#### [Information provided]

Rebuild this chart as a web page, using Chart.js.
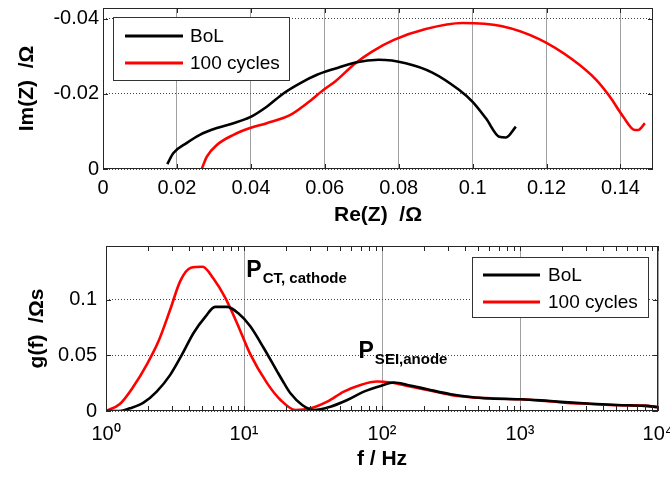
<!DOCTYPE html>
<html><head><meta charset="utf-8">
<script src="https://cdn.jsdelivr.net/npm/chart.js@4.4.0/dist/chart.umd.min.js"></script>
<style>
html,body{margin:0;padding:0;background:#fff;width:670px;height:479px;overflow:hidden}
canvas{position:absolute;left:0}
#c1{top:0}
#c2{top:232px}
</style></head><body>
<canvas id="c1" width="670" height="232"></canvas>
<canvas id="c2" width="670" height="247"></canvas>
<script>
// ---------- data ----------
const seriesLabels = ['BoL', '100 cycles'];
const seriesColors = ['#000000', '#ff0000'];

// Nyquist: Re(Z) / Ohm, Im(Z) / Ohm
const nyqBoLRe = [0.0174,0.0190,0.0226,0.0262,0.0308,0.0353,0.0398,0.0443,0.0489,0.0534,0.0579,0.0629,0.0683,0.0746,0.0819,0.0891,0.0963,0.1000,0.1036,0.1072,0.1090,0.1117];
const nyqBoLIm = [-0.0013,-0.0042,-0.0069,-0.0091,-0.0109,-0.0122,-0.0138,-0.0166,-0.0202,-0.0229,-0.0251,-0.0268,-0.0284,-0.0291,-0.0282,-0.0257,-0.0211,-0.0179,-0.0135,-0.0086,-0.0084,-0.0113];
const nyq100Re = [0.0267,0.0281,0.0308,0.0353,0.0398,0.0443,0.0507,0.0552,0.0597,0.0629,0.0683,0.0728,0.0787,0.0873,0.0973,0.1077,0.1180,0.1271,0.1335,0.1371,0.1407,0.1439,0.1448,0.1466];
const nyq100Im = [0,-0.0033,-0.0064,-0.0091,-0.0109,-0.0122,-0.0144,-0.0175,-0.0211,-0.0234,-0.0282,-0.0313,-0.0344,-0.0373,-0.0389,-0.0381,-0.0346,-0.0291,-0.0237,-0.0193,-0.0140,-0.0104,-0.0104,-0.0122];

// DRT: f / Hz, g(f) / Ohm s
const drtBoLF = [1,1.26,1.49,1.87,2.33,2.92,3.55,4.31,5.24,6.17,7.53,9.14,11.1,13.9,17.4,19.6,21.7,26.4,32.0,42.3,56,73.9,97.7,122,153,213,315,440,615,1014,1416,2094,3273,5110,7980,10000];
const drtBoLG = [0,0,0.0024,0.0075,0.0174,0.0324,0.0505,0.0700,0.0844,0.0934,0.0934,0.0874,0.0760,0.0565,0.0354,0.0245,0.0159,0.0054,0.0009,0.0039,0.0099,0.0174,0.0225,0.0255,0.0234,0.0195,0.0150,0.0125,0.0112,0.0105,0.0095,0.0080,0.0065,0.0054,0.0046,0.0036];
const drt100F = [1,1.26,1.58,1.97,2.40,2.92,3.45,4.12,5.01,6.02,7.32,8.89,11.1,14.7,18.4,23.6,30.3,40.1,52.9,69.9,92.4,115,153,213,315,440,615,1014,1416,2094,3273,5110,7980,10000];
const drt100G = [0,0.0063,0.0219,0.0414,0.0625,0.0910,0.1165,0.1285,0.1294,0.1186,0.1015,0.0790,0.0510,0.0250,0.0099,0.0009,0.0024,0.0084,0.0174,0.0234,0.0264,0.0255,0.0225,0.0189,0.0144,0.0123,0.0114,0.0105,0.0093,0.0075,0.0063,0.0051,0.0048,0.0033];

// ticks
const nyqXTicks = [0,0.02,0.04,0.06,0.08,0.1,0.12,0.14];
const nyqYTicks = [0,-0.02,-0.04];
const drtYTicks = [0,0.05,0.1];
const drtXDecades = [1,10,100,1000,10000];
const drtXDecadeLabels = ['10\u2070','10\u00B9','10\u00B2','10\u00B3','10\u2074'];

// peak annotations (anchored in data coordinates)
const peakMain = ['P','P'];
const peakSub = ['CT, cathode','SEI,anode'];
const peakF = [10.4, 67.6];
const peakG = [0.1198, 0.0477];

// ---------- helpers ----------
const FONT = '"Liberation Sans", Arial, Helvetica, sans-serif';
const zip = (a,b) => a.map((v,i)=>({x:v,y:b[i]}));
const fmt = v => (Math.abs(v) < 1e-12 ? '0' : String(+v.toFixed(3)));

const framePlugin = {
  id: 'frame',
  afterDatasetsDraw(chart) {
    const {ctx, chartArea:a, scales} = chart;
    ctx.save();
    ctx.strokeStyle = '#262626';
    ctx.lineWidth = 1;
    ctx.beginPath();
    scales.x.ticks.forEach(t => {
      const px = Math.round(scales.x.getPixelForValue(t.value)) + 0.5;
      ctx.moveTo(px, a.bottom); ctx.lineTo(px, a.bottom - 5);
      ctx.moveTo(px, a.top); ctx.lineTo(px, a.top + 5);
    });
    scales.y.ticks.forEach(t => {
      const py = Math.round(scales.y.getPixelForValue(t.value)) + 0.5;
      ctx.moveTo(a.left, py); ctx.lineTo(a.left + 5, py);
      ctx.moveTo(a.right, py); ctx.lineTo(a.right - 5, py);
    });
    ctx.stroke();
    ctx.strokeRect(Math.round(a.left) + 0.5, Math.round(a.top) + 0.5,
                   Math.round(a.right - a.left) - 1, Math.round(a.bottom - a.top) - 1);
    ctx.restore();
  }
};

const boxLegend = {
  id: 'boxLegend',
  afterDraw(chart, args, o) {
    const {ctx, chartArea:a} = chart;
    const x0 = o.side === 'left' ? a.left + o.dx : a.right - o.dx - o.w;
    const y0 = a.top + o.dy;
    ctx.save();
    ctx.fillStyle = '#fff';
    ctx.fillRect(x0, y0, o.w, o.h);
    ctx.strokeStyle = '#333';
    ctx.lineWidth = 1;
    ctx.strokeRect(x0 + 0.5, y0 + 0.5, o.w, o.h);
    ctx.font = o.fontSize + 'px ' + FONT;
    ctx.textBaseline = 'middle';
    ctx.fillStyle = '#000';
    chart.data.datasets.forEach((ds, i) => {
      const yy = y0 + o.firstRow + i * o.rowGap;
      ctx.strokeStyle = ds.borderColor;
      ctx.lineWidth = 3;
      ctx.beginPath();
      ctx.moveTo(x0 + o.lineX, yy); ctx.lineTo(x0 + o.lineX + o.lineW, yy);
      ctx.stroke();
      ctx.fillText(ds.label, x0 + o.textX, yy + 1);
    });
    ctx.restore();
  }
};

const peakLabels = {
  id: 'peakLabels',
  afterDraw(chart, args, o) {
    if (!o.show) return;
    const {ctx, scales} = chart;
    ctx.save();
    ctx.fillStyle = '#000';
    ctx.textBaseline = 'alphabetic';
    peakMain.forEach((m, i) => {
      const x = scales.x.getPixelForValue(peakF[i]);
      const y = scales.y.getPixelForValue(peakG[i]);
      ctx.font = 'bold 23px ' + FONT;
      ctx.fillText(m, x, y);
      const w = ctx.measureText(m).width;
      ctx.font = 'bold 15px ' + FONT;
      ctx.fillText(peakSub[i], x + w + 1, y + 6);
    });
    ctx.restore();
  }
};

const tickFont = {family: FONT, size: 20};
const titleFont = {family: FONT, size: 21, weight: 'bold'};

function lineDs(i, data) {
  return {label: seriesLabels[i], data, borderColor: seriesColors[i], backgroundColor: seriesColors[i],
          showLine: true, pointRadius: 0, borderWidth: 2.6, cubicInterpolationMode: 'monotone', fill: false};
}

const common = {
  responsive: false, animation: false, devicePixelRatio: 1,
  events: [],
};

// ---------- top: Nyquist ----------
new Chart(document.getElementById('c1'), {
  type: 'scatter',
  data: {datasets: [lineDs(0, zip(nyqBoLRe, nyqBoLIm)), lineDs(1, zip(nyq100Re, nyq100Im))]},
  plugins: [framePlugin, boxLegend],
  options: Object.assign({}, common, {
    layout: {padding: {left: 0, right: 17, top: 8, bottom: 0}},
    plugins: {
      legend: {display: false}, tooltip: {enabled: false},
      boxLegend: {side: 'left', dx: 10, dy: 9, w: 176, h: 63, firstRow: 19, rowGap: 27, lineX: 12, lineW: 58, textX: 77, fontSize: 19}
    },
    scales: {
      x: {
        type: 'linear', min: 0, max: 0.1488,
        afterBuildTicks: s => { s.ticks = nyqXTicks.map(v => ({value: v})); },
        afterFit: s => { s.height = 63; s.paddingLeft = 0; s.paddingRight = 0; },
        ticks: {font: tickFont, color: '#000', padding: 7, autoSkip: false, maxRotation: 0, callback: v => fmt(v)},
        grid: {color: '#a0a0a0', lineWidth: 1, drawTicks: false},
        border: {display: false},
        title: {display: true, text: 'Re(Z)  /\u03A9', font: titleFont, color: '#000', padding: {top: 0, bottom: 4}}
      },
      y: {
        type: 'linear', reverse: true, min: -0.0429, max: 0,
        afterBuildTicks: s => { s.ticks = nyqYTicks.map(v => ({value: v})); },
        afterFit: s => { s.width = 103; s.paddingTop = 0; s.paddingBottom = 0; },
        ticks: {font: tickFont, color: '#000', padding: 4, autoSkip: false, callback: v => fmt(v)},
        grid: {color: '#444', lineWidth: 1, drawTicks: false},
        border: {display: false, dash: [1, 2]},
        title: {display: true, text: 'Im(Z)  /\u03A9', font: titleFont, color: '#000', padding: {top: 15, bottom: 0}}
      }
    }
  })
});

// ---------- bottom: DRT ----------
const drtAllTicks = [];
drtXDecades.slice(0, -1).forEach(d => { for (let m = 1; m <= 9; m++) drtAllTicks.push(d * m); });
drtAllTicks.push(drtXDecades[drtXDecades.length - 1]);

new Chart(document.getElementById('c2'), {
  type: 'scatter',
  data: {datasets: [lineDs(0, zip(drtBoLF, drtBoLG)), lineDs(1, zip(drt100F, drt100G))]},
  plugins: [framePlugin, boxLegend, peakLabels],
  options: Object.assign({}, common, {
    layout: {padding: {left: 0, right: 12, top: 14, bottom: 0}},
    plugins: {
      legend: {display: false}, tooltip: {enabled: false},
      boxLegend: {side: 'right', dx: 10, dy: 11, w: 176, h: 60, firstRow: 18, rowGap: 27, lineX: 11, lineW: 57, textX: 76, fontSize: 19},
      peakLabels: {show: true}
    },
    scales: {
      x: {
        type: 'logarithmic', min: 1, max: 10000,
        afterBuildTicks: s => { s.ticks = drtAllTicks.map(v => ({value: v})); },
        afterFit: s => { s.height = 68; s.paddingLeft = 0; s.paddingRight = 0; },
        ticks: {font: tickFont, color: '#000', padding: 11, autoSkip: false, maxRotation: 0,
                callback: v => { const k = drtXDecades.indexOf(v); return k >= 0 ? drtXDecadeLabels[k] : ''; }},
        grid: {color: c => (drtXDecades.indexOf(c.tick && c.tick.value) >= 0 ? '#a0a0a0' : 'rgba(0,0,0,0)'), lineWidth: 1, drawTicks: false},
        border: {display: false},
        title: {display: true, text: 'f / Hz', font: titleFont, color: '#000', padding: {top: 0, bottom: 7}}
      },
      y: {
        type: 'linear', min: 0, max: 0.148,
        afterBuildTicks: s => { s.ticks = drtYTicks.map(v => ({value: v})); },
        afterFit: s => { s.width = 106; s.paddingTop = 0; s.paddingBottom = 0; },
        ticks: {font: tickFont, color: '#000', padding: 9, autoSkip: false, callback: v => fmt(v)},
        grid: {color: '#444', lineWidth: 1, drawTicks: false},
        border: {display: false, dash: [1, 2]},
        title: {display: true, text: 'g(f)  /\u03A9s', font: titleFont, color: '#000', padding: {top: 25, bottom: 0}}
      }
    }
  })
});
</script>
</body></html>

#### [Stated task]
Would you reproduce the lines above, from the very first through the line containing "const seriesColors = ['#000000', '#ff0000'];", exactly and without the pictures?

#### [Answer to this exercise]
Rebuild this chart as a web page, using Chart.js.
<!DOCTYPE html>
<html><head><meta charset="utf-8">
<script src="https://cdn.jsdelivr.net/npm/chart.js@4.4.0/dist/chart.umd.min.js"></script>
<style>
html,body{margin:0;padding:0;background:#fff;width:670px;height:479px;overflow:hidden}
canvas{position:absolute;left:0}
#c1{top:0}
#c2{top:232px}
</style></head><body>
<canvas id="c1" width="670" height="232"></canvas>
<canvas id="c2" width="670" height="247"></canvas>
<script>
// ---------- data ----------
const seriesLabels = ['BoL', '100 cycles'];
const seriesColors = ['#000000', '#ff0000'];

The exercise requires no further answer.